I will admit here that my assumption has usually been that Israelis, when they finally realize the choice before them (many have already, of course, but many more haven't, it seems), will choose democracy, and somehow extract themselves from the management of the lives of West Bank Palestinians. But I've had a couple of conversations this week with people, in Jerusalem and out of Jerusalem, that suggest to me that democracy is something less than a religious value for wide swaths of Israeli Jewish society. I'm speaking here of four groups, each ascendant to varying degrees:The haredim, the ultra-Orthodox Jews, whose community continues to grow at a rapid clip; the working-class religious Sephardim -- Jews from Arab countries, mainly -- whose interests are represented in the Knesset by the obscurantist rabbis of the Shas Party; the settler movement, which still seems to get whatever it needs in order to grow; and the million or so recent immigrants from Russia, who support, in distressing numbers, the Putin-like Avigdor Lieberman, Israel's foreign minister and leader of the "Israel is Our Home" party.Rabbi Meir Kahane HY"D (may God avenge his blood) predicted all along that the day would come when Israel would have to choose between being a Jewish state and being a democracy. And indeed it could happen.
Let's just say, as a hypothetical, that one day in the near future, Prime Minister Lieberman's government (don't laugh, it's not funny) proposes a bill that echoes the recent call by some rabbis to discourage Jews from selling their homes to Arabs. Or let's say that Lieberman's government annexes swaths of the West Bank in order to take in Jewish settlements, but announces summarily that the Arabs in the annexed territory are in fact citizens of Jordan, and can vote there if they want to, but they won't be voting in Israel. What happens then? Do the courts come to the rescue? I hope so. Do the Israeli people come to the rescue? I'm not entirely sure. There are many Israelis who value democracy, but they might not possess the strength to fight. Does American Jewry come to the rescue? Well, most of American Jewry would be so disgusted by Israel's abandonment of democratic principles that I think the majority would simply write off Israel as a tragic, failed experiment.
Am I being apocalyptic? Yes. Am I exaggerating the depth of the problem? I certainly hope so. Israel is still a remarkably vibrant democracy, with a free press and an independent judiciary. But on the other hand, the Israel that I see today is not the Israel I was introduced to more than twenty years ago. The rise to power of the four groups I mentioned above has changed, in some very serious ways (which I will write about later) the nature and character of the Jewish state.
But a couple of points need to be kept in mind. First, Israel can be a democracy without being identical to either the United States or Western Europe. We can be a democracy in our own style - indeed, we must be our own style of democracy in order to preserve our Jewish character. Neither the United States nor the Europeans (with the nominal exception of the Church of England) has an established religion. Most other democracies have nothing like the Law of Return, which clearly discriminates in favor of Jews. Does that make us not a democracy? Not at all. It just means that in some less-than-absolute sense, we have already chosen to put the State's Jewish character ahead of Western notions of democracy.

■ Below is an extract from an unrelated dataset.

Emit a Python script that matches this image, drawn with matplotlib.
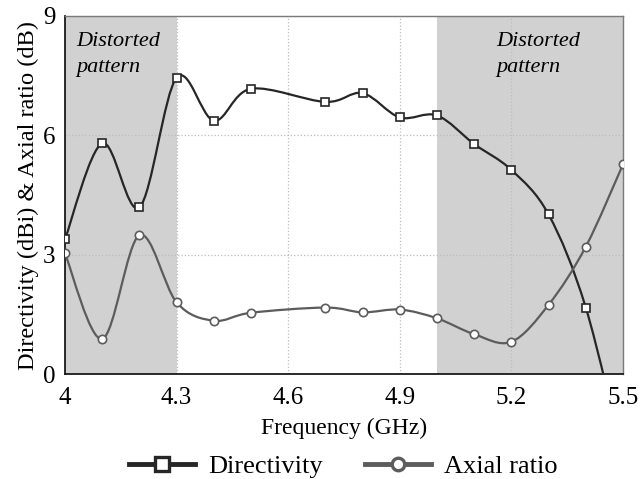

Second, Goldberg assumes that we can push a button and be rid of 'the territories.' We can't even if we wanted to. We can't because it would make us militarily vulnerable. We can't because it wouldn't bring peace and it would encourage war. We can't because it's not what the Arabs are after. What Goldberg and those who 'worry' about Israel's democracy don't or won't understand is that Israel's war isn't a war about territory. It's existential. Once you accept that, you can more easily accept necessary limitations on democracy to cope with that reality.